What do you want to tackle?

‘The university needs to be a place for everyone. I do not mean that everyone simply needs to be able to take all courses, but that students can really study any way they want. We should not be pigeonholing. Someone who is unable to come to campus physically, should also be able to study. I also want students from all years to be more involved with the university.’

‘Sustainability does remain a very important subject for us’

Hugo van Bree, lijsttrekker van AKKUraatd. Foto: Johannes FIebig
Hugo van Bree, leading candidate for AKKUraatd. Photo: Johannes FIebig

How do you want to do that?

‘By making the introduction market more accessible to senior students. That can have really positive effects, because students can connect more with people in later study years and associations, and because the campus becomes livelier this way. That will cause students to feel less lonely – an important part of prevention when it comes to mental wellbeing – and they’ll be happier, which will improve their study results. That is fun for the university as well.’

Your election programme also pays a lot of attention to inclusion. For example, you want to make pronouns compulsory in the profiles of teachers and staff members on the website. What do you hope to achieve by this?

‘In society, there is a trend in the use of pronouns, and we think it is important to go along with that trend.

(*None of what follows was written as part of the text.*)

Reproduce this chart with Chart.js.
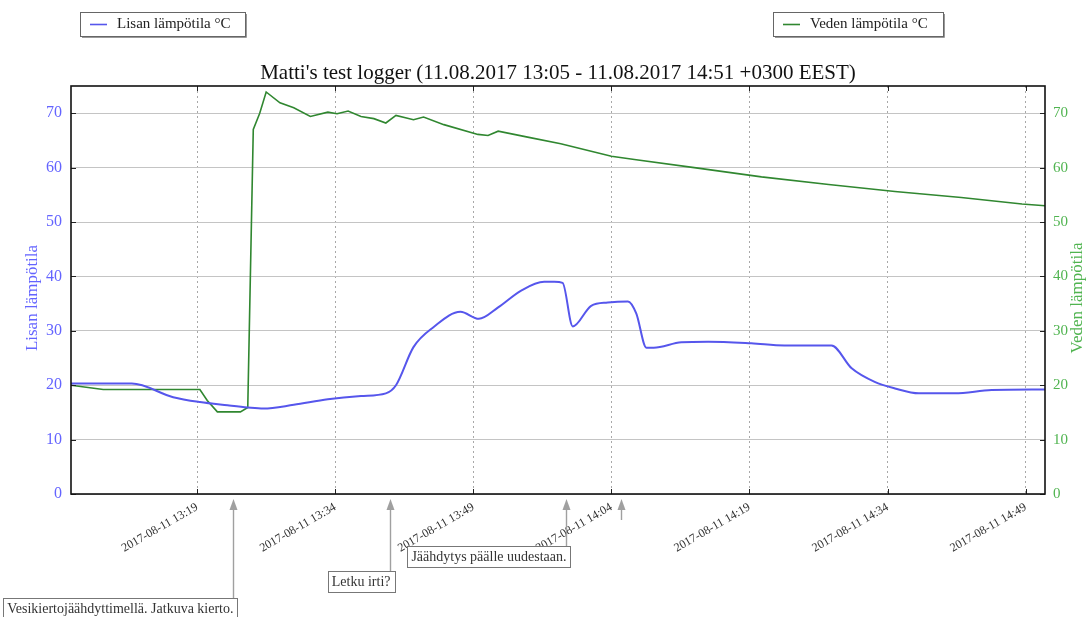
<!DOCTYPE html>
<html>
<head>
<meta charset="utf-8">
<title>Matti's test logger</title>
<script src="https://cdn.jsdelivr.net/npm/chart.js@4.4.1/dist/chart.umd.min.js"></script>
<style>
  html, body { margin: 0; padding: 0; background: #ffffff; }
  #wrap { width: 1089px; height: 617px; position: relative; }
</style>
</head>
<body>
<div id="wrap"><canvas id="chart" width="1089" height="617"></canvas></div>
<script>
// Time values are minutes after 13:00 on 2017-08-11.
const lisaMinutes = [5.3, 11.9, 16.4, 19.3, 22.3, 24.5, 26.2, 29.5, 33.2, 36.8, 39.5, 40.6, 42.5, 44.7, 47.6, 49.6, 51.7, 54.2, 56.7, 57.8, 58.7, 59.8, 61.8, 63.6, 65.8, 66.7, 67.8, 68.6, 71.6, 74.5, 79.2, 82.8, 87.9, 90.1, 92.6, 94.8, 97.4, 101.3, 105.3, 111.1];
const lisaTemps   = [20.3, 20.3, 17.8, 16.9, 16.3, 15.9, 15.7, 16.4, 17.4, 18.0, 18.5, 20.0, 27.0, 30.7, 33.5, 32.2, 34.3, 37.4, 39.0, 39.0, 38.8, 30.8, 34.6, 35.2, 35.4, 33.2, 26.9, 26.9, 27.9, 28.0, 27.7, 27.3, 27.3, 23.1, 20.6, 19.4, 18.5, 18.5, 19.1, 19.2];

const vesiMinutes = [5.3, 8.8, 19.3, 20.1, 21.2, 23.7, 24.5, 25.1, 25.8, 26.5, 28.0, 29.5, 31.3, 33.2, 34.2, 35.4, 36.8, 38.2, 39.5, 40.6, 42.5, 43.6, 45.8, 49.5, 50.6, 51.7, 54.9, 58.5, 64.0, 66.5, 73.0, 80.3, 87.6, 94.8, 102.0, 108.6, 111.1];
const vesiTemps   = [20.0, 19.2, 19.2, 17.2, 15.1, 15.1, 15.9, 67.0, 70.0, 73.9, 71.9, 71.0, 69.4, 70.2, 69.9, 70.4, 69.4, 69.0, 68.2, 69.6, 68.8, 69.3, 67.9, 66.1, 65.9, 66.7, 65.6, 64.4, 62.1, 61.5, 60.0, 58.3, 56.9, 55.6, 54.5, 53.3, 53.0];

const xTickMinutes = [19, 34, 49, 64, 79, 94, 109];
const xTickLabels  = ['2017-08-11 13:19', '2017-08-11 13:34', '2017-08-11 13:49', '2017-08-11 14:04', '2017-08-11 14:19', '2017-08-11 14:34', '2017-08-11 14:49'];
const yTickValues  = [0, 10, 20, 30, 40, 50, 60, 70];

// Notes written under the time axis, with an arrow up to the moment they refer to.
const noteMinutes = [22.9, 40.0, 59.05, 65.0];
const noteTexts   = ['Vesikiertojäähdyttimellä. Jatkuva kierto.', 'Letku irti?', 'Jäähdytys päälle uudestaan.', ''];

const titleText = "Matti's test logger (11.08.2017 13:05 - 11.08.2017 14:51 +0300 EEST)";

const SERIF = "'Liberation Serif', 'DejaVu Serif', serif";
const BLUE = 'rgb(86, 86, 236)';
const GREEN = 'rgb(48, 135, 48)';
const BLUE_TEXT = 'rgb(100, 100, 255)';
const GREEN_TEXT = 'rgb(80, 180, 80)';

function toPoints(xs, ys) {
  return xs.map((x, i) => ({ x: x, y: ys[i] }));
}

const decorations = {
  id: 'decorations',
  afterDatasetsDraw(chart) {
    const { ctx, chartArea: a, scales } = chart;
    ctx.save();
    // inward tick marks on all four sides
    ctx.strokeStyle = '#222';
    ctx.lineWidth = 1;
    ctx.beginPath();
    scales.x.ticks.forEach(t => {
      const px = Math.round(scales.x.getPixelForValue(t.value)) + 0.5;
      ctx.moveTo(px, a.bottom); ctx.lineTo(px, a.bottom - 5);
      ctx.moveTo(px, a.top); ctx.lineTo(px, a.top + 5);
    });
    scales.y.ticks.forEach(t => {
      const py = Math.round(scales.y.getPixelForValue(t.value)) + 0.5;
      ctx.moveTo(a.left, py); ctx.lineTo(a.left + 5, py);
      ctx.moveTo(a.right, py); ctx.lineTo(a.right - 5, py);
    });
    ctx.stroke();
    // frame
    ctx.strokeStyle = '#111';
    ctx.lineWidth = 1.6;
    ctx.strokeRect(a.left, a.top, a.right - a.left, a.bottom - a.top);
    ctx.restore();
  },
  afterDraw(chart, args, opts) {
    const { ctx, chartArea: a, scales } = chart;
    ctx.save();

    // title
    ctx.fillStyle = '#111';
    ctx.font = '21px ' + SERIF;
    ctx.textAlign = 'center';
    ctx.textBaseline = 'alphabetic';
    ctx.fillText(titleText, (a.left + a.right) / 2, a.top - 7);

    // axis titles, both reading bottom to top
    ctx.font = '17px ' + SERIF;
    const midY = (a.top + a.bottom) / 2 + 8;
    [[opts.leftTitleX, chart.data.datasets[0].axisTitle, BLUE_TEXT],
     [opts.rightTitleX, chart.data.datasets[1].axisTitle, GREEN_TEXT]].forEach(([x, txt, col]) => {
      ctx.save();
      ctx.translate(x, midY);
      ctx.rotate(-Math.PI / 2);
      ctx.fillStyle = col;
      ctx.textAlign = 'center';
      ctx.textBaseline = 'middle';
      ctx.fillText(txt, 0, 0);
      ctx.restore();
    });

    // one legend box per series
    ctx.font = '15px ' + SERIF;
    ctx.textBaseline = 'middle';
    ctx.textAlign = 'left';
    chart.data.datasets.forEach((ds, i) => {
      const box = opts.legendBoxes[i];
      ctx.fillStyle = '#fff';
      ctx.fillRect(box.x, box.y, box.w, box.h);
      ctx.strokeStyle = '#666';
      ctx.lineWidth = 1;
      ctx.strokeRect(box.x + 0.5, box.y + 0.5, box.w, box.h);
      ctx.strokeStyle = '#999';
      ctx.beginPath();
      ctx.moveTo(box.x + 2, box.y + box.h + 1.5); ctx.lineTo(box.x + box.w + 1.5, box.y + box.h + 1.5);
      ctx.lineTo(box.x + box.w + 1.5, box.y + 2);
      ctx.stroke();
      const cy = box.y + box.h / 2 + 0.5;
      ctx.strokeStyle = ds.borderColor;
      ctx.lineWidth = 1.6;
      ctx.beginPath();
      ctx.moveTo(box.x + 10, cy); ctx.lineTo(box.x + 27, cy);
      ctx.stroke();
      ctx.fillStyle = '#222';
      ctx.fillText(ds.label, box.x + 37, cy);
    });

    // notes below the time axis
    ctx.font = '14px ' + SERIF;
    noteMinutes.forEach((m, i) => {
      const px = Math.round(scales.x.getPixelForValue(m)) + 0.5;
      const tipY = a.bottom + 5;
      const tailY = a.bottom + opts.noteDrops[i];
      ctx.strokeStyle = '#a0a0a0';
      ctx.fillStyle = '#a0a0a0';
      ctx.lineWidth = 1.4;
      ctx.beginPath();
      ctx.moveTo(px, tipY + 8); ctx.lineTo(px, tailY);
      ctx.stroke();
      ctx.beginPath();
      ctx.moveTo(px, tipY); ctx.lineTo(px - 4, tipY + 11); ctx.lineTo(px + 4, tipY + 11);
      ctx.closePath();
      ctx.fill();
      const txt = noteTexts[i];
      if (!txt) return;
      const w = ctx.measureText(txt).width;
      const right = px + 4;
      const bx = right - w - 8, by = tailY, bh = 21;
      ctx.fillStyle = '#fff';
      ctx.fillRect(bx, by, w + 8, bh);
      ctx.strokeStyle = '#777';
      ctx.lineWidth = 1;
      ctx.strokeRect(Math.round(bx) + 0.5, by + 0.5, Math.round(w + 8), bh);
      ctx.fillStyle = '#333';
      ctx.textAlign = 'right';
      ctx.textBaseline = 'middle';
      ctx.fillText(txt, right - 4, by + bh / 2 + 1);
    });
    ctx.restore();
  }
};

new Chart(document.getElementById('chart'), {
  type: 'line',
  data: {
    datasets: [
      {
        label: 'Lisan lämpötila °C',
        axisTitle: 'Lisan lämpötila',
        data: toPoints(lisaMinutes, lisaTemps),
        yAxisID: 'y',
        borderColor: BLUE,
        borderWidth: 2,
        pointRadius: 0,
        cubicInterpolationMode: 'monotone',
        fill: false
      },
      {
        label: 'Veden lämpötila °C',
        axisTitle: 'Veden lämpötila',
        data: toPoints(vesiMinutes, vesiTemps),
        yAxisID: 'y2',
        borderColor: GREEN,
        borderWidth: 1.6,
        pointRadius: 0,
        tension: 0,
        fill: false
      }
    ]
  },
  options: {
    responsive: false,
    animation: false,
    devicePixelRatio: 1,
    layout: { padding: { top: 86, left: 0, right: 0, bottom: 0 } },
    plugins: {
      legend: { display: false },
      title: { display: false },
      tooltip: { enabled: false },
      decorations: {
        leftTitleX: 33,
        rightTitleX: 1078,
        legendBoxes: [
          { x: 80, y: 12, w: 165, h: 24 },
          { x: 773, y: 12, w: 170, h: 24 }
        ],
        noteDrops: [104, 77, 52, 26]
      }
    },
    scales: {
      x: {
        type: 'linear',
        min: 5.3,
        max: 111.1,
        afterBuildTicks: s => { s.ticks = xTickMinutes.map(v => ({ value: v })); },
        afterFit: s => { s.height = 123; },
        border: { display: false, dash: [2, 3] },
        grid: { color: '#a8a8a8', drawTicks: false },
        ticks: {
          autoSkip: false,
          minRotation: 30,
          maxRotation: 30,
          padding: 6,
          color: '#333',
          font: { family: SERIF, size: 12 },
          callback: (v, i) => xTickLabels[i]
        }
      },
      y: {
        position: 'left',
        min: 0,
        max: 75,
        afterBuildTicks: s => { s.ticks = yTickValues.map(v => ({ value: v })); },
        afterFit: s => { s.width = 71; },
        border: { display: false },
        grid: { color: '#c4c4c4', drawTicks: false },
        ticks: { padding: 9, color: BLUE_TEXT, font: { family: SERIF, size: 16 } }
      },
      y2: {
        position: 'right',
        min: 0,
        max: 75,
        afterBuildTicks: s => { s.ticks = yTickValues.map(v => ({ value: v })); },
        afterFit: s => { s.width = 44; },
        border: { display: false },
        grid: { display: false, drawTicks: false },
        ticks: { padding: 8, color: GREEN_TEXT, font: { family: SERIF, size: 15 } }
      }
    }
  },
  plugins: [decorations]
});
</script>
</body>
</html>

This way, you make sure that everyone feels comfortable. It can be very annoying for someone to be addressed the wrong way. Adding pronouns is a small effort, but it can prevent a lot of trouble.’

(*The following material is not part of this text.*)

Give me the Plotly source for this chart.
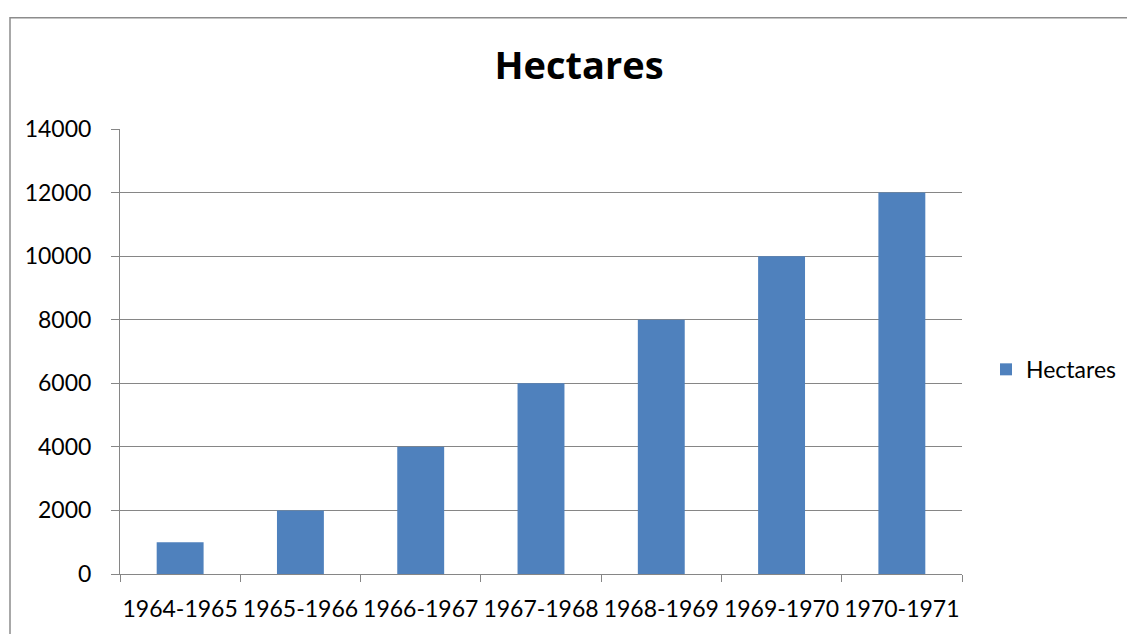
import plotly.graph_objects as go

categories = ["1964-1965", "1965-1966", "1966-1967", "1967-1968", "1968-1969", "1969-1970", "1970-1971"]
hectares = [1000, 2000, 4000, 6000, 8000, 10000, 12000]
series_name = "Hectares"
y_ticks = [0, 2000, 4000, 6000, 8000, 10000, 12000, 14000]

# page is rendered with an 8px body margin, so work in page pixels and shift
OFF = 8
W, H = 1135 - OFF, 634 - OFF
L, R, T, B = 120 - OFF, 962 - OFF, 129 - OFF, 577 - OFF

def px_x(p):
    return (p - OFF - L) / (R - L)

def px_y(p):
    return (B - (p - OFF)) / (B - T)

FONT = "Lato"
GRID = "#868686"

fig = go.Figure()
fig.add_trace(go.Bar(
    x=categories, y=hectares, name=series_name,
    marker=dict(color="#4F81BD", line=dict(width=0)),
    showlegend=True,
))

fig.update_layout(
    width=W, height=H,
    margin=dict(l=L, r=W - R, t=T, b=H - B, pad=0),
    paper_bgcolor="white", plot_bgcolor="white",
    bargap=0.61,
    title=dict(text="<b>Hectares</b>", x=(579 - OFF) / W, xref="container", xanchor="center",
               y=1 - (66 - OFF) / H, yref="container", yanchor="middle",
               font=dict(family="Open Sans", size=38, color="black")),
    font=dict(family=FONT, color="black"),
    showlegend=True,
    legend=dict(x=px_x(986), y=px_y(371), xanchor="left", yanchor="middle",
                font=dict(family=FONT, size=23, color="black"),
                bgcolor="rgba(0,0,0,0)"),
    xaxis=dict(
        type="category", tickson="boundaries", ticks="outside", ticklen=7,
        tickcolor=GRID, tickwidth=1, tickangle=0, ticklabelstandoff=14,
        showline=True, linecolor=GRID, linewidth=1,
        showgrid=False, tickfont=dict(family=FONT, size=23, color="black"),
        range=[-0.5, len(categories) - 0.5],
    ),
    yaxis=dict(
        range=[0, 14000], tickvals=y_ticks, ticktext=[str(v) for v in y_ticks],
        ticks="outside", ticklen=8, tickcolor=GRID, tickwidth=1, ticklabelstandoff=15,
        showline=True, linecolor=GRID, linewidth=1,
        showgrid=True, gridcolor=GRID, gridwidth=1, zeroline=False,
        tickfont=dict(family=FONT, size=23, color="black"),
    ),
    shapes=[dict(
        type="rect", xref="paper", yref="paper",
        x0=px_x(10), x1=px_x(1150), y0=px_y(650), y1=px_y(17),
        line=dict(color="#8c8c8c", width=1.5), fillcolor="rgba(0,0,0,0)", layer="below",
    )],
)

fig.write_html("out.html")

Aren’t you afraid that students or staff members will feel some resistance and you will achieve the opposite?

‘I can imagine that it might cause resistance, but that is the case with any change you make. And you have to start somewhere. We hope that this will just create a bit of awareness.’

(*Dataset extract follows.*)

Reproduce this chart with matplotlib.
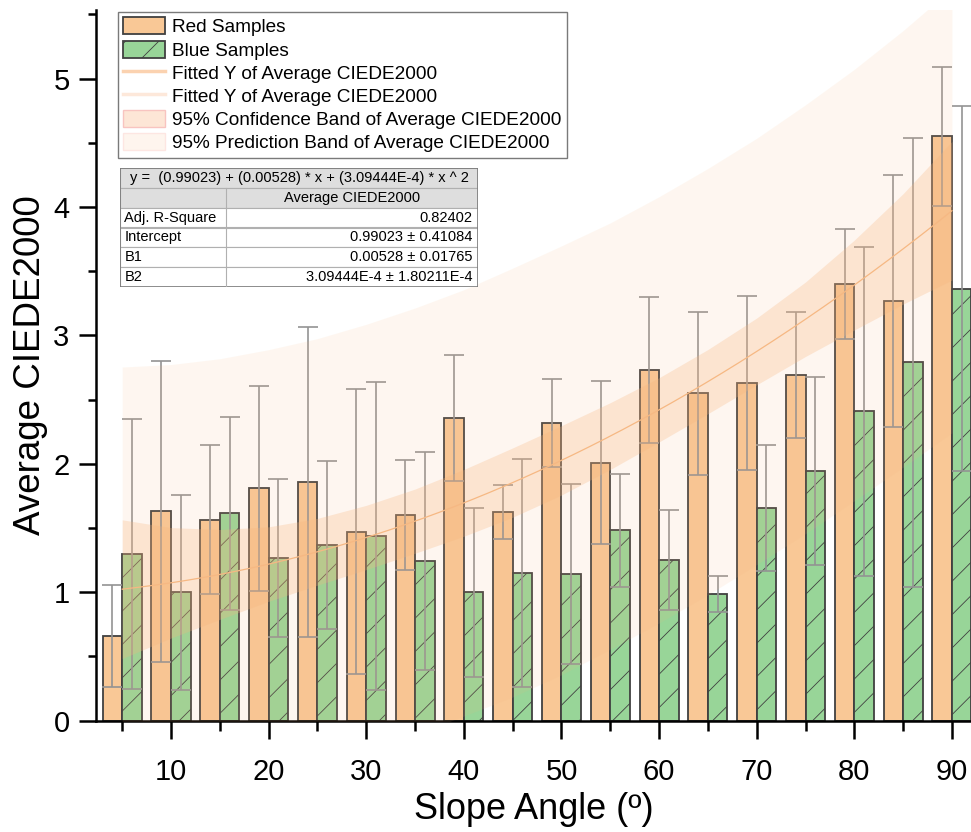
import numpy as np
import matplotlib.pyplot as plt
from matplotlib.patches import Patch, Rectangle
from matplotlib.lines import Line2D
from matplotlib.ticker import MultipleLocator

plt.rcParams['font.family'] = ['Liberation Sans', 'DejaVu Sans']
plt.rcParams['hatch.linewidth'] = 0.6

# slope angles (degrees) and mean colour difference per sample group
angles = [5, 10, 15, 20, 25, 30, 35, 40, 45, 50, 55, 60, 65, 70, 75, 80, 85, 90]
red_mean = [0.66, 1.63, 1.565, 1.81, 1.86, 1.47, 1.60, 2.36, 1.625, 2.32,
            2.01, 2.73, 2.55, 2.63, 2.69, 3.40, 3.27, 4.55]
red_err = [0.40, 1.17, 0.58, 0.80, 1.21, 1.11, 0.43, 0.49, 0.21, 0.345,
           0.635, 0.57, 0.635, 0.68, 0.49, 0.43, 0.98, 0.54]
blue_mean = [1.30, 1.00, 1.615, 1.27, 1.37, 1.44, 1.245, 1.00, 1.15, 1.145,
             1.485, 1.25, 0.99, 1.655, 1.945, 2.41, 2.79, 3.365]
blue_err = [1.05, 0.76, 0.75, 0.615, 0.655, 1.20, 0.85, 0.66, 0.89, 0.70,
            0.44, 0.39, 0.14, 0.49, 0.73, 1.28, 1.75, 1.42]

# quadratic fit of the average CIEDE2000 and half widths of its 95% bands
b0, b1, b2 = 0.99023, 0.00528, 3.09444e-4
conf_half = [0.54, 0.43, 0.35, 0.29, 0.26, 0.25, 0.25, 0.26, 0.27,
             0.27, 0.26, 0.25, 0.25, 0.26, 0.29, 0.35, 0.43, 0.54]
pred_half = [1.73, 1.70, 1.68, 1.67, 1.66, 1.66, 1.66, 1.66, 1.67,
             1.67, 1.66, 1.66, 1.66, 1.66, 1.67, 1.68, 1.70, 1.73]

table_rows = [('Adj. R-Square', '0.82402'),
              ('Intercept', '0.99023 \u00b1 0.41084'),
              ('B1', '0.00528 \u00b1 0.01765'),
              ('B2', '3.09444E-4 \u00b1 1.80211E-4')]
fit_label = 'y =  (0.99023) + (0.00528) * x + (3.09444E-4) * x ^ 2'

orange = '#f9c896'
green = '#98d598'
edge = '#404040'
band = '#f7b47c'

W, H = 971, 832
AX_L, AX_B, AX_T = 96, 720.7, 10
fig = plt.figure(figsize=(W / 100, H / 100), dpi=100)
ax = fig.add_axes([AX_L / W, 1 - AX_B / H, (W - AX_L) / W, (AX_B - AX_T) / H])

x = np.array(angles, dtype=float)
bw = 2.0
ax.bar(x - bw / 2, red_mean, bw, color=orange, edgecolor=edge, linewidth=1.3, zorder=2)
ax.bar(x + bw / 2, blue_mean, bw, color=green, edgecolor=edge, linewidth=1.3,
       hatch='/', zorder=2)
ax.errorbar(x - bw / 2, red_mean, yerr=red_err, fmt='none', ecolor='#939393',
            elinewidth=1.2, capsize=7, capthick=1.2, zorder=3)
ax.errorbar(x + bw / 2, blue_mean, yerr=blue_err, fmt='none', ecolor='#939393',
            elinewidth=1.2, capsize=7, capthick=1.2, zorder=3)

fit_pts = b0 + b1 * x + b2 * x ** 2
ax.fill_between(x, fit_pts - np.array(pred_half), fit_pts + np.array(pred_half),
                color=band, alpha=0.11, linewidth=0, zorder=4)
ax.fill_between(x, fit_pts - np.array(conf_half), fit_pts + np.array(conf_half),
                color=band, alpha=0.27, linewidth=0, zorder=4)
xs = np.linspace(5, 90, 200)
ax.plot(xs, b0 + b1 * xs + b2 * xs ** 2, color='#f6b883', lw=0.9, zorder=5)

ax.set_xlim(10 + (AX_L - 171) / 9.7625, 91.95)
ax.set_ylim(0, 5.535)
ax.xaxis.set_major_locator(MultipleLocator(10))
ax.xaxis.set_minor_locator(MultipleLocator(5))
ax.yaxis.set_major_locator(MultipleLocator(1))
ax.yaxis.set_minor_locator(MultipleLocator(0.5))
for s in ['top', 'right']:
    ax.spines[s].set_visible(False)
for s in ['left', 'bottom']:
    ax.spines[s].set_linewidth(1.8)
ax.tick_params(axis='x', which='major', length=13, width=1.8, pad=14, labelsize=21)
ax.tick_params(axis='x', which='minor', length=7, width=1.8)
ax.tick_params(axis='y', which='major', length=12, width=1.8, pad=7, labelsize=21)
ax.tick_params(axis='y', which='minor', length=6, width=1.8)
ax.set_xlabel('Slope Angle (\u00ba)', fontsize=26)
ax.set_ylabel('Average CIEDE2000', fontsize=26.5)
ax.xaxis.set_label_coords(0.5, (AX_B - 792) / (AX_B - AX_T))
ax.yaxis.set_label_coords((48 - AX_L) / (W - AX_L), 0.5)

handles = [
    Patch(facecolor=orange, edgecolor=edge, linewidth=1.3, label='Red Samples'),
    Patch(facecolor=green, edgecolor=edge, linewidth=1.3, hatch='/', label='Blue Samples'),
    Line2D([], [], color='#fbd2b0', lw=2.5, label='Fitted Y of Average CIEDE2000'),
    Line2D([], [], color='#fde8da', lw=2.5, label='Fitted Y of Average CIEDE2000'),
    Patch(facecolor='#fde6d6', edgecolor='#f8c4c0', label='95% Confidence Band of Average CIEDE2000'),
    Patch(facecolor='#fef5ee', edgecolor='#fde6e2', label='95% Prediction Band of Average CIEDE2000'),
]
leg = ax.legend(handles=handles, loc='upper left', bbox_to_anchor=(118 / W, 1 - 12 / H),
                bbox_transform=fig.transFigure, borderaxespad=0, fontsize=13.7,
                fancybox=False, framealpha=1, edgecolor='#7a7a7a',
                handlelength=2.2, handleheight=1.0, labelspacing=0.22,
                handletextpad=0.35, borderpad=0.28)
leg.get_frame().set_linewidth(1.0)

# fit statistics table
tx = fig.add_axes([120 / W, 1 - 287 / H, 358 / W, 119 / H])
tx.set_xlim(0, 1)
tx.set_ylim(6, 0)
tx.axis('off')
split = 0.296
for r in range(6):
    fc = '#dedede' if r < 2 else 'white'
    tx.add_patch(Rectangle((0, r), 1, 1, facecolor=fc, edgecolor='#b0b0b0', lw=0.8))
for r in range(1, 6):
    tx.plot([split, split], [r, r + 1], color='#b0b0b0', lw=0.8)
tx.add_patch(Rectangle((0, 0), 1, 6, facecolor='none', edgecolor='#7a7a7a', lw=1.2))
tx.text(0.5, 0.5, fit_label, ha='center', va='center', fontsize=10.5)
tx.text((1 + split) / 2, 1.5, 'Average CIEDE2000', ha='center', va='center', fontsize=10.5)
for i, (name, val) in enumerate(table_rows):
    tx.text(0.012, 2.5 + i, name, ha='left', va='center', fontsize=10.5)
    tx.text(0.985, 2.5 + i, val, ha='right', va='center', fontsize=10.5)

fig.savefig('out.png', dpi=100)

First on the list in your programme is sustainability. That seems like a rather strange priority for a political party that is there to improve the quality of education.

‘You shouldn’t see that as our main priority, because all our pillars are of equal importance to us. But sustainability does remain a very important subject for us. As a university, you simply have to do something about it, we think.’

‘We want to get rid of plastic packaging’

To what extent do you differ from asap in this respect?

‘Unique to us are the student gardener’s plan and the progressive approach. Such a student gardener would be responsible for the plants in the university buildings. This would give students more attention for greenery and create the involvement I mentioned earlier. We also want to get rid of plastic packaging and we want to increase the vegetarian options at campus facilities. There should be less meat at the university.’

According to you, more attention to privacy is important. Why?

‘As a student, you often work with personal data: you collect them for your thesis, for example, or you enter your own data in other surveys. However, we do not give this enough thought. You often don’t know where you can store the information from your thesis properly, or what happens to your data. That is why we want the education system to pay explicit attention to digital privacy, so that there is more awareness.’

A substantial programme with many goals. Will it all work?

‘Our goals are very ambitious, but this is what we stand for. First we focus on the campaign. What we are going to do exactly is still a secret, but our goal is also to win as many seats as possible.’